When twenty-four-year-old Mildred Douglas rode a steer in the Garden City, Kansas, rodeo in 1919, it was a big deal.  Never before had a woman ever ridden a steer in competition, but Douglas was no ordinary woman.  Born in Philadelphia on August 21, 1895, Mildred knew at the age of seven what she wanted to be when she grew up.  Her parents had taken her to the Barnum & Bailey Circus in Franklin Field in Pennsylvania, and she sat at the end of a row where she could look over the canvas and see the animals and performers coming in.  Mildred knew she had to be part of such a show and work with animals of all kinds.  She dedicated herself to making her dream come true.   At the age of twenty-two, she won the title of World Champion Girl Bronc Rider, was proficient as a trick rider and shooter, and was destined for stardom in the type of shows she saw as a child.   

Though Mildred May Douglas was a champion bronc rider and a star of Wild West shows, she wasn’t born to the life of a cowgirl roughrider.  According to the National Museum and Hall of Fame in Fort Worth, Mildred Douglas left an East Coast finishing school to join the 101 Ranch Wild West show.  She spent years touring the country in rodeos, circuses, and other popular western shows.  

Mildred met her first husband, Pat Chrisman, while performing with the 101 Ranch Wild West show.  Pat was a horse trainer for silent film star Tom Mix’s ride.  Mildred was captivated with motion pictures.  Her fascination for the medium, along with her incredible talent and versatility in the saddle, led to a studio contract.  Mildred was hired to appear in several films with Tom Mix himself.  In addition to her onscreen duties, Mildred trained and worked with horses, lions, leopards, and other animals scheduled to appear in motion pictures and in circuses.  
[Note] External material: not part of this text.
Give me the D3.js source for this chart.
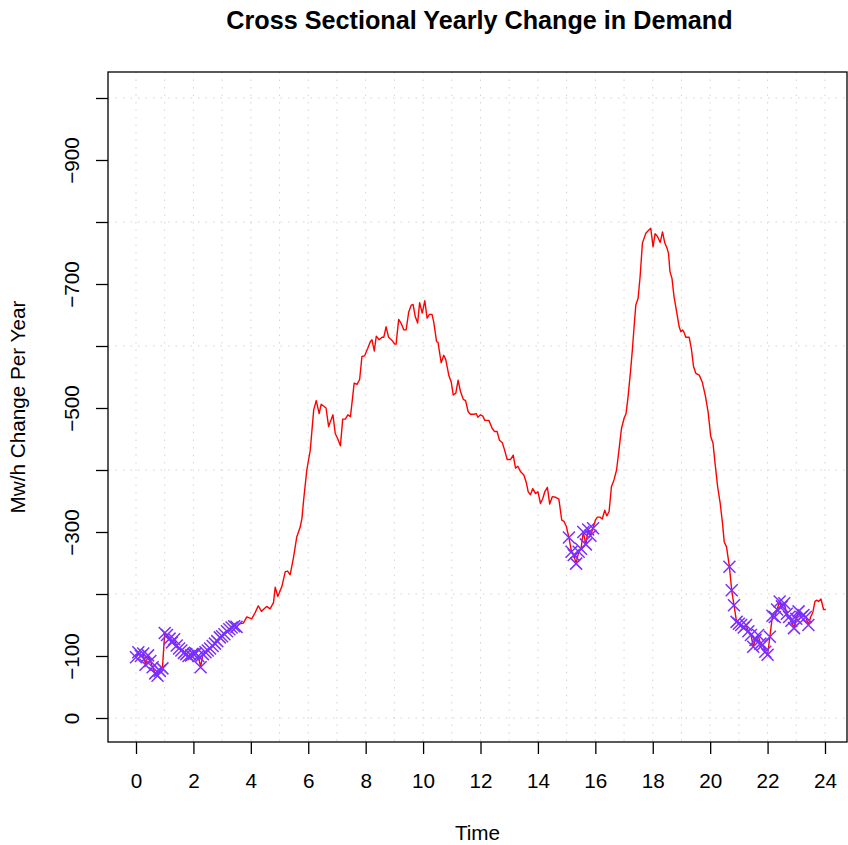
<!DOCTYPE html>
<html>
<head>
<meta charset="utf-8">
<script src="https://cdn.jsdelivr.net/npm/d3@7"></script>
<style>
  body { margin: 0; background: #fff; }
  svg { display: block; font-family: "Liberation Sans", Arial, sans-serif; }
</style>
</head>
<body>
<svg id="chart" width="848" height="845"></svg>
<script>
// hour of day and yearly change (Mw/h)
const hours = [
  0, 0.08, 0.17, 0.25, 0.33, 0.42, 0.5, 0.58, 0.67, 0.75, 0.83, 0.92, 1, 1.08, 1.17, 1.25, 1.33, 1.42, 1.5, 1.58,
  1.67, 1.75, 1.83, 1.92, 2, 2.08, 2.17, 2.25, 2.33, 2.42, 2.5, 2.58, 2.67, 2.75, 2.83, 2.92, 3, 3.08, 3.17, 3.25,
  3.33, 3.42, 3.5,
  3.6, 3.74, 3.86, 4.03, 4.15, 4.26, 4.37, 4.55, 4.67, 4.79, 4.85, 4.94, 5.08, 5.2, 5.28, 5.37, 5.49, 5.6, 5.72, 5.78,
  5.84, 5.95, 6.07, 6.19, 6.28, 6.38, 6.45, 6.62, 6.71, 6.77, 6.86, 6.94, 7.03, 7.12, 7.2, 7.29, 7.38, 7.47, 7.6, 7.7,
  7.79, 7.87, 7.96, 8.07, 8.16, 8.22, 8.3, 8.37, 8.47, 8.57, 8.63, 8.71, 8.8, 8.92, 9.01, 9.06, 9.15, 9.23, 9.33, 9.41,
  9.5, 9.59, 9.65, 9.73, 9.81, 9.88, 9.97, 10.06, 10.14, 10.22, 10.31, 10.37, 10.47, 10.52, 10.63, 10.72, 10.79, 10.9,
  10.98, 11.05, 11.14, 11.22, 11.3, 11.4, 11.48, 11.57, 11.65, 11.77, 11.85, 11.91, 12, 12.08, 12.15, 12.29, 12.41,
  12.49, 12.58, 12.66, 12.76, 12.84, 12.93, 13.05, 13.14, 13.22, 13.3, 13.4, 13.51, 13.6, 13.66, 13.74, 13.82, 13.92,
  14, 14.09, 14.17, 14.24, 14.33, 14.41, 14.5, 14.62, 14.73, 14.83, 14.91, 14.99,
  15.08, 15.17, 15.25, 15.33, 15.42, 15.5, 15.58, 15.67, 15.75, 15.83, 15.92,
  16, 16.07, 16.16, 16.24, 16.33, 16.4, 16.48, 16.56, 16.65, 16.74, 16.83, 16.91, 17, 17.07, 17.14, 17.23, 17.29,
  17.35, 17.41, 17.49, 17.56, 17.64, 17.7, 17.76, 17.84, 17.93, 18.01, 18.08, 18.16, 18.26, 18.34, 18.42, 18.49,
  18.55, 18.6, 18.67, 18.74, 18.84, 18.92, 18.98, 19.04, 19.09, 19.15, 19.27, 19.35, 19.42, 19.5, 19.62, 19.73,
  19.84, 19.93, 20.02, 20.1, 20.17, 20.26, 20.35, 20.43, 20.49, 20.57,
  20.67, 20.75, 20.83, 20.92, 21, 21.08, 21.17, 21.25, 21.33, 21.42, 21.5, 21.58, 21.67, 21.75, 21.83, 21.92, 22,
  22.08, 22.17, 22.25, 22.33, 22.42, 22.5, 22.58, 22.67, 22.75, 22.83, 22.92, 23, 23.08, 23.17, 23.25, 23.33, 23.42,
  23.5, 23.58, 23.65, 23.72, 23.78, 23.86, 23.95, 24.03
]
const demand = [
  -98, -106, -100, -104, -86, -101, -92, -82, -72, -68, -76, -80, -137, -134, -128, -122, -127, -117, -112, -109,
  -105, -103, -100, -101, -103, -104, -100, -82, -103, -106, -109, -112, -116, -120, -124, -130, -132, -135, -140, -143,
  -146, -148, -147,
  -152, -153, -163, -160, -170, -181, -172, -180, -176, -186, -211, -196, -212, -236, -237, -231, -260, -292, -308, -322,
  -352, -400, -432, -497, -512, -491, -506, -500, -470, -478, -489, -459, -450, -439, -482, -482, -489, -486, -540, -538,
  -546, -583, -584, -596, -607, -610, -592, -616, -610, -614, -614, -631, -614, -609, -603, -603, -643, -637, -626, -626,
  -655, -666, -667, -647, -637, -670, -653, -673, -645, -651, -651, -639, -607, -606, -573, -585, -578, -552,
  -542, -521, -524, -545, -527, -514, -512, -494, -490, -490, -491, -485, -489, -487, -480, -480, -467,
  -462, -462, -448, -444, -432, -417, -417, -424, -403, -406, -397, -392, -379, -365, -360, -370, -362,
  -365, -346, -354, -365, -372, -345, -357, -356, -353, -319, -317, -309,
  -291, -268, -263, -249, -268, -273, -300, -280, -304, -294, -306,
  -319, -324, -324, -321, -335, -326, -333, -373, -384, -400, -435, -467, -483, -491, -518, -561, -594,
  -631, -666, -677, -712, -766, -774, -782, -786, -790, -760, -781, -777, -767, -784, -766, -759,
  -749, -720, -709, -680, -653, -631, -623, -626, -622, -614, -614, -594, -567, -556, -553, -541,
  -518, -493, -454, -443, -411, -373, -346, -314, -284, -276,
  -244, -206, -182, -155, -152, -150, -146, -150, -140, -134, -115, -126, -134, -120, -118, -107, -102,
  -131, -165, -163, -175, -188, -180, -185, -168, -163, -157, -145, -160, -172, -163, -166, -163, -150,
  -163, -171, -188, -190, -188, -192, -175, -175
]
// hours where every point is flagged with a cross
const flaggedSpans = [[0, 3.5], [15.08, 15.92], [20.67, 23.42]]

const xTicks = [0, 2, 4, 6, 8, 10, 12, 14, 16, 18, 20, 22, 24]
const yTicks = [0, -100, -200, -300, -400, -500, -600, -700, -800, -900, -1000]
const yLabels = [0, -100, -300, -500, -700, -900] // the others get dropped like in the original
const gridHours = d3.range(0, 25)
const gridDemand = [0, -200, -400, -600, -800, -1000]

const box = {left: 108, right: 847, top: 72, bottom: 742}
const svg = d3.select("#chart")

const x = d3.scaleLinear().domain([0, 24]).range([136, 825])
const y = d3.scaleLinear().domain([0, -1000]).range([718, 98])

const points = hours.map((h, i) => ({h: h, v: demand[i]}))
const flagged = points.filter(p => flaggedSpans.some(s => p.h >= s[0] - 1e-6 && p.h <= s[1] + 1e-6))

// dotted grid
const grid = svg.append("g").attr("stroke", "#d3d3d3").attr("stroke-width", 1)
  .attr("stroke-dasharray", "1.5,6")
grid.selectAll(".gx").data(gridHours).join("line")
  .attr("x1", d => x(d)).attr("x2", d => x(d))
  .attr("y1", box.top).attr("y2", box.bottom)
grid.selectAll(".gy").data(gridDemand).join("line")
  .attr("x1", box.left).attr("x2", box.right)
  .attr("y1", d => y(d)).attr("y2", d => y(d))

// the red line
svg.append("path")
  .datum(points)
  .attr("fill", "none")
  .attr("stroke", "#ff0000")
  .attr("stroke-width", 1.4)
  .attr("stroke-linejoin", "round")
  .attr("d", d3.line().x(d => x(d.h)).y(d => y(d.v)))

// crosses (pch 4)
svg.append("g").selectAll("path").data(flagged).join("path")
  .attr("transform", d => `translate(${x(d.h)},${y(d.v)})`)
  .attr("d", "M-6,-6L6,6M-6,6L6,-6")
  .attr("stroke", "#7b2fff")
  .attr("stroke-width", 1.5)
  .attr("fill", "none")

// axes
const fmt = d3.format("d")
const xAxis = svg.append("g")
  .attr("transform", `translate(0,${box.bottom})`)
  .call(d3.axisBottom(x).tickValues(xTicks).tickSize(12).tickPadding(19).tickFormat(fmt))
xAxis.select(".domain").remove()

const yAxis = svg.append("g")
  .attr("transform", `translate(${box.left},0)`)
  .call(d3.axisLeft(y).tickValues(yTicks).tickSize(12)
    .tickFormat(d => yLabels.includes(d) ? fmt(d) : ""))
yAxis.select(".domain").remove()
yAxis.selectAll("text")
  .attr("x", null).attr("dy", null)
  .attr("text-anchor", "middle")
  .attr("transform", "translate(-29,0) rotate(-90)")

svg.selectAll(".tick line").attr("stroke", "#000").attr("stroke-width", 1.3)
svg.selectAll(".tick text").attr("fill", "#000").style("font-size", "20.7px")
  .style("font-family", '"Liberation Sans", Arial, sans-serif')

svg.append("rect")
  .attr("x", box.left).attr("y", box.top)
  .attr("width", box.right - box.left).attr("height", box.bottom - box.top)
  .attr("fill", "none").attr("stroke", "#000").attr("stroke-width", 1.3)

// titles
svg.append("text")
  .attr("x", (box.left + box.right) / 2 + 2).attr("y", 29)
  .attr("text-anchor", "middle")
  .style("font-size", "25.2px").style("font-weight", "bold")
  .text("Cross Sectional Yearly Change in Demand")

svg.append("text")
  .attr("x", (box.left + box.right) / 2).attr("y", 840)
  .attr("text-anchor", "middle")
  .style("font-size", "20.7px")
  .text("Time")

svg.append("text")
  .attr("transform", `translate(25,${(box.top + box.bottom) / 2}) rotate(-90)`)
  .attr("text-anchor", "middle")
  .style("font-size", "20.7px")
  .text("Mw/h Change Per Year")
</script>
</body>
</html>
Pat Chrisman died in 1953, and Mildred then decided to pursue another dream she’d had - that of becoming a nurse.  At the age of fifty-nine, she officially entered the profession and took a position at the Comanche County Memorial Hospital in Lawton, Oklahoma.  In 1954, she traded in her fringed leather riding outfits for a white uniform and a starched nurse’s cap.  Her life as a Wild West performer was never far from her mind, however.  She often brought her scrapbooks to the hospital and showed photographs from her other life to interested coworkers and patients.  She always spoke fondly of the animals she trained and the audiences she entertained.  Mildred eventually donated those scrapbooks, saddles, movie photos, rawhide ropes, and other memorabilia to the Museum of the Great Plains in Lawton, Oklahoma.  

Mildred Douglas Chrisman died in September 1982 at the age of eighty-seven.  She was inducted into the National Cowgirl Museum and Hall of Fame in 1988.